- [THE EXERCISE]: Give back every line exactly as it appears, pictures excluded.

- [SOURCE MATERIAL]:
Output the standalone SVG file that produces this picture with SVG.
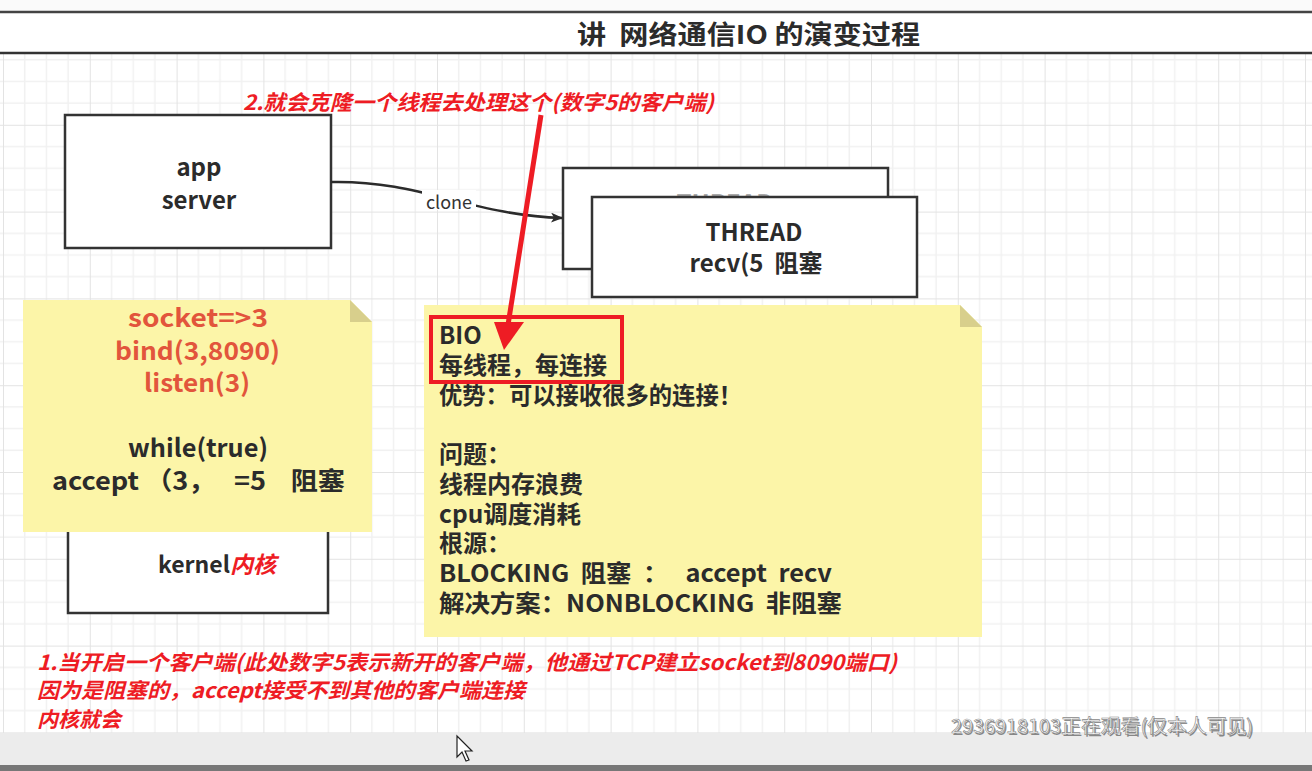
<svg xmlns="http://www.w3.org/2000/svg" width="1312" height="771" viewBox="0 0 1312 771">
<style>
.cjk{font-family:"Noto Sans CJK SC","Liberation Sans",sans-serif}
.box{fill:#fff;stroke:#333;stroke-width:2.5}
.dark{fill:#2b2b2b;font-weight:bold}
.red{fill:#ee1c24;font-weight:bold;font-style:italic}
.note{fill:#fcf5a8}
.fold{fill:#d8cf8c}
.orange{fill:#e2553c;font-weight:bold}
</style>
<defs>
<pattern id="grid" x="3" y="38" width="86.8" height="86.8" patternUnits="userSpaceOnUse">
<path d="M21.7 0V86.8M43.4 0V86.8M65.1 0V86.8M0 21.7H86.8M0 43.4H86.8M0 65.1H86.8" stroke="#f1f1f1" stroke-width="1.5" fill="none"/>
<path d="M0 0V86.8M0 0H86.8" stroke="#e3e3e3" stroke-width="2" fill="none"/>
</pattern>
<marker id="ah" viewBox="0 0 12 10" refX="11" refY="5" markerWidth="12" markerHeight="10" markerUnits="userSpaceOnUse" orient="auto">
<path d="M0 0L12 5L0 10L3 5Z" fill="#2b2b2b"/>
</marker>
</defs>
<rect width="1312" height="771" fill="#fff"/>
<rect x="0" y="53" width="1312" height="680" fill="url(#grid)"/>
<rect x="0" y="0" width="1312" height="12" fill="#fafafa"/>
<rect x="0" y="12" width="1312" height="41" fill="#fff"/>
<line x1="0" y1="12" x2="1312" y2="12" stroke="#444" stroke-width="2.5"/>
<line x1="0" y1="53" x2="1312" y2="53" stroke="#333" stroke-width="2.5"/>
<text class="cjk dark" x="577" y="44" font-size="26" textLength="343" lengthAdjust="spacingAndGlyphs" xml:space="preserve">讲  网络通信IO 的演变过程</text>

<g id="app-server">
<rect class="box" x="65" y="115" width="266" height="133"/>
<text class="cjk dark" x="199" y="176" font-size="24" text-anchor="middle">app</text>
<text class="cjk dark" x="199" y="209" font-size="24" text-anchor="middle">server</text>
</g>

<g id="thread-back">
<rect class="box" x="563" y="168" width="325" height="101"/>
<text class="cjk" x="725" y="212" font-size="24" text-anchor="middle" fill="#aaa" font-weight="bold">THREAD</text>
</g>
<g id="thread-front">
<rect class="box" x="592" y="197" width="325" height="100"/>
<text class="cjk dark" x="754" y="241" font-size="24" text-anchor="middle">THREAD</text>
<text class="cjk dark" x="756" y="272" font-size="24" text-anchor="middle" xml:space="preserve">recv(5  阻塞</text>
</g>

<g id="kernel">
<rect class="box" x="68" y="500" width="260" height="113"/>
<text class="cjk dark" x="158" y="573" font-size="23">kernel<tspan class="red" font-weight="normal" fill="#ee1c24">内核</tspan></text>
</g>

<g id="note-left">
<path class="note" d="M23 300H350L372 322V532H23Z"/>
<path class="fold" d="M350 300V322H372Z"/>
<text class="cjk orange" x="128" y="327" font-size="25" textLength="140" lengthAdjust="spacingAndGlyphs">socket=&gt;3</text>
<text class="cjk orange" x="115" y="360" font-size="25" textLength="165" lengthAdjust="spacingAndGlyphs">bind(3,8090)</text>
<text class="cjk orange" x="144" y="392" font-size="25" textLength="106" lengthAdjust="spacingAndGlyphs">listen(3)</text>
<text class="cjk dark" x="128" y="457" font-size="25" textLength="140" lengthAdjust="spacingAndGlyphs">while(true)</text>
<text class="cjk dark" x="52" y="490" font-size="25" textLength="293" lengthAdjust="spacingAndGlyphs" xml:space="preserve">accept （3，   =5    阻塞</text>
</g>

<g id="note-right">
<path class="note" d="M424 305H960L982 327V637H424Z"/>
<path class="fold" d="M960 305V327H982Z"/>
<g class="cjk dark" font-size="24">
<text x="439" y="344">BIO</text>
<text x="439" y="374">每线程，每连接</text>
<text x="439" y="404" textLength="303" lengthAdjust="spacingAndGlyphs">优势：可以接收很多的连接！</text>
<text x="439" y="463">问题：</text>
<text x="439" y="493">线程内存浪费</text>
<text x="439" y="523" textLength="142" lengthAdjust="spacingAndGlyphs">cpu调度消耗</text>
<text x="439" y="552">根源：</text>
<text x="439" y="582" textLength="393" lengthAdjust="spacingAndGlyphs" xml:space="preserve">BLOCKING  阻塞  ：   accept  recv</text>
<text x="439" y="612" textLength="403" lengthAdjust="spacingAndGlyphs" xml:space="preserve">解决方案：NONBLOCKING  非阻塞</text>
</g>
<rect x="431" y="317" width="191" height="65" fill="none" stroke="#ee1c24" stroke-width="4"/>
</g>

<g id="connectors">
<path d="M331 182C420 180 470 215 562 218" fill="none" stroke="#2b2b2b" stroke-width="2.5" marker-end="url(#ah)"/>
<rect x="422" y="190" width="54" height="20" fill="#fff"/>
<text class="cjk" x="449" y="209" font-size="18" fill="#333" text-anchor="middle">clone</text>
<line x1="541" y1="115" x2="508" y2="325" stroke="#ee1c24" stroke-width="5"/>
<path d="M494 322L524 322L504 350Z" fill="#ee1c24"/>
</g>

<text class="cjk red" x="243" y="110" font-size="21" textLength="471" lengthAdjust="spacingAndGlyphs">2.就会克隆一个线程去处理这个(数字5的客户端)</text>

<g class="cjk red" font-size="21">
<text x="37" y="670" textLength="860" lengthAdjust="spacingAndGlyphs">1.当开启一个客户端(此处数字5表示新开的客户端，他通过TCP建立socket到8090端口)</text>
<text x="37" y="698" textLength="488" lengthAdjust="spacingAndGlyphs">因为是阻塞的，accept接受不到其他的客户端连接</text>
<text x="37" y="727" textLength="84" lengthAdjust="spacingAndGlyphs">内核就会</text>
</g>

<rect x="0" y="733" width="1312" height="32" fill="#ececec"/>
<rect x="0" y="765" width="1312" height="6" fill="#777"/>
<text class="cjk" x="951" y="733" font-size="19" fill="#444" textLength="302" lengthAdjust="spacingAndGlyphs" opacity="0.6" transform="translate(1.5,1.5)">2936918103正在观看(仅本人可见)</text>
<text class="cjk" x="951" y="733" font-size="19" fill="#fff" textLength="302" lengthAdjust="spacingAndGlyphs" stroke="#888" stroke-width="0.6">2936918103正在观看(仅本人可见)</text>
<path d="M457 736V757L462 752L466 761L469 760L465 751L472 751Z" fill="#fff" stroke="#222" stroke-width="1.2"/>
</svg>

- [FINISHED TASK]:
Output the standalone SVG file that produces this picture with SVG.
<svg xmlns="http://www.w3.org/2000/svg" width="1312" height="771" viewBox="0 0 1312 771">
<style>
.cjk{font-family:"Noto Sans CJK SC","Liberation Sans",sans-serif}
.box{fill:#fff;stroke:#333;stroke-width:2.5}
.dark{fill:#2b2b2b;font-weight:bold}
.red{fill:#ee1c24;font-weight:bold;font-style:italic}
.note{fill:#fcf5a8}
.fold{fill:#d8cf8c}
.orange{fill:#e2553c;font-weight:bold}
</style>
<defs>
<pattern id="grid" x="3" y="38" width="86.8" height="86.8" patternUnits="userSpaceOnUse">
<path d="M21.7 0V86.8M43.4 0V86.8M65.1 0V86.8M0 21.7H86.8M0 43.4H86.8M0 65.1H86.8" stroke="#f1f1f1" stroke-width="1.5" fill="none"/>
<path d="M0 0V86.8M0 0H86.8" stroke="#e3e3e3" stroke-width="2" fill="none"/>
</pattern>
<marker id="ah" viewBox="0 0 12 10" refX="11" refY="5" markerWidth="12" markerHeight="10" markerUnits="userSpaceOnUse" orient="auto">
<path d="M0 0L12 5L0 10L3 5Z" fill="#2b2b2b"/>
</marker>
</defs>
<rect width="1312" height="771" fill="#fff"/>
<rect x="0" y="53" width="1312" height="680" fill="url(#grid)"/>
<rect x="0" y="0" width="1312" height="12" fill="#fafafa"/>
<rect x="0" y="12" width="1312" height="41" fill="#fff"/>
<line x1="0" y1="12" x2="1312" y2="12" stroke="#444" stroke-width="2.5"/>
<line x1="0" y1="53" x2="1312" y2="53" stroke="#333" stroke-width="2.5"/>
<text class="cjk dark" x="577" y="44" font-size="26" textLength="343" lengthAdjust="spacingAndGlyphs" xml:space="preserve">讲  网络通信IO 的演变过程</text>

<g id="app-server">
<rect class="box" x="65" y="115" width="266" height="133"/>
<text class="cjk dark" x="199" y="176" font-size="24" text-anchor="middle">app</text>
<text class="cjk dark" x="199" y="209" font-size="24" text-anchor="middle">server</text>
</g>

<g id="thread-back">
<rect class="box" x="563" y="168" width="325" height="101"/>
<text class="cjk" x="725" y="212" font-size="24" text-anchor="middle" fill="#aaa" font-weight="bold">THREAD</text>
</g>
<g id="thread-front">
<rect class="box" x="592" y="197" width="325" height="100"/>
<text class="cjk dark" x="754" y="241" font-size="24" text-anchor="middle">THREAD</text>
<text class="cjk dark" x="756" y="272" font-size="24" text-anchor="middle" xml:space="preserve">recv(5  阻塞</text>
</g>

<g id="kernel">
<rect class="box" x="68" y="500" width="260" height="113"/>
<text class="cjk dark" x="158" y="573" font-size="23">kernel<tspan class="red" font-weight="normal" fill="#ee1c24">内核</tspan></text>
</g>

<g id="note-left">
<path class="note" d="M23 300H350L372 322V532H23Z"/>
<path class="fold" d="M350 300V322H372Z"/>
<text class="cjk orange" x="128" y="327" font-size="25" textLength="140" lengthAdjust="spacingAndGlyphs">socket=&gt;3</text>
<text class="cjk orange" x="115" y="360" font-size="25" textLength="165" lengthAdjust="spacingAndGlyphs">bind(3,8090)</text>
<text class="cjk orange" x="144" y="392" font-size="25" textLength="106" lengthAdjust="spacingAndGlyphs">listen(3)</text>
<text class="cjk dark" x="128" y="457" font-size="25" textLength="140" lengthAdjust="spacingAndGlyphs">while(true)</text>
<text class="cjk dark" x="52" y="490" font-size="25" textLength="293" lengthAdjust="spacingAndGlyphs" xml:space="preserve">accept （3，   =5    阻塞</text>
</g>

<g id="note-right">
<path class="note" d="M424 305H960L982 327V637H424Z"/>
<path class="fold" d="M960 305V327H982Z"/>
<g class="cjk dark" font-size="24">
<text x="439" y="344">BIO</text>
<text x="439" y="374">每线程，每连接</text>
<text x="439" y="404" textLength="303" lengthAdjust="spacingAndGlyphs">优势：可以接收很多的连接！</text>
<text x="439" y="463">问题：</text>
<text x="439" y="493">线程内存浪费</text>
<text x="439" y="523" textLength="142" lengthAdjust="spacingAndGlyphs">cpu调度消耗</text>
<text x="439" y="552">根源：</text>
<text x="439" y="582" textLength="393" lengthAdjust="spacingAndGlyphs" xml:space="preserve">BLOCKING  阻塞  ：   accept  recv</text>
<text x="439" y="612" textLength="403" lengthAdjust="spacingAndGlyphs" xml:space="preserve">解决方案：NONBLOCKING  非阻塞</text>
</g>
<rect x="431" y="317" width="191" height="65" fill="none" stroke="#ee1c24" stroke-width="4"/>
</g>

<g id="connectors">
<path d="M331 182C420 180 470 215 562 218" fill="none" stroke="#2b2b2b" stroke-width="2.5" marker-end="url(#ah)"/>
<rect x="422" y="190" width="54" height="20" fill="#fff"/>
<text class="cjk" x="449" y="209" font-size="18" fill="#333" text-anchor="middle">clone</text>
<line x1="541" y1="115" x2="508" y2="325" stroke="#ee1c24" stroke-width="5"/>
<path d="M494 322L524 322L504 350Z" fill="#ee1c24"/>
</g>

<text class="cjk red" x="243" y="110" font-size="21" textLength="471" lengthAdjust="spacingAndGlyphs">2.就会克隆一个线程去处理这个(数字5的客户端)</text>

<g class="cjk red" font-size="21">
<text x="37" y="670" textLength="860" lengthAdjust="spacingAndGlyphs">1.当开启一个客户端(此处数字5表示新开的客户端，他通过TCP建立socket到8090端口)</text>
<text x="37" y="698" textLength="488" lengthAdjust="spacingAndGlyphs">因为是阻塞的，accept接受不到其他的客户端连接</text>
<text x="37" y="727" textLength="84" lengthAdjust="spacingAndGlyphs">内核就会</text>
</g>

<rect x="0" y="733" width="1312" height="32" fill="#ececec"/>
<rect x="0" y="765" width="1312" height="6" fill="#777"/>
<text class="cjk" x="951" y="733" font-size="19" fill="#444" textLength="302" lengthAdjust="spacingAndGlyphs" opacity="0.6" transform="translate(1.5,1.5)">2936918103正在观看(仅本人可见)</text>
<text class="cjk" x="951" y="733" font-size="19" fill="#fff" textLength="302" lengthAdjust="spacingAndGlyphs" stroke="#888" stroke-width="0.6">2936918103正在观看(仅本人可见)</text>
<path d="M457 736V757L462 752L466 761L469 760L465 751L472 751Z" fill="#fff" stroke="#222" stroke-width="1.2"/>
</svg>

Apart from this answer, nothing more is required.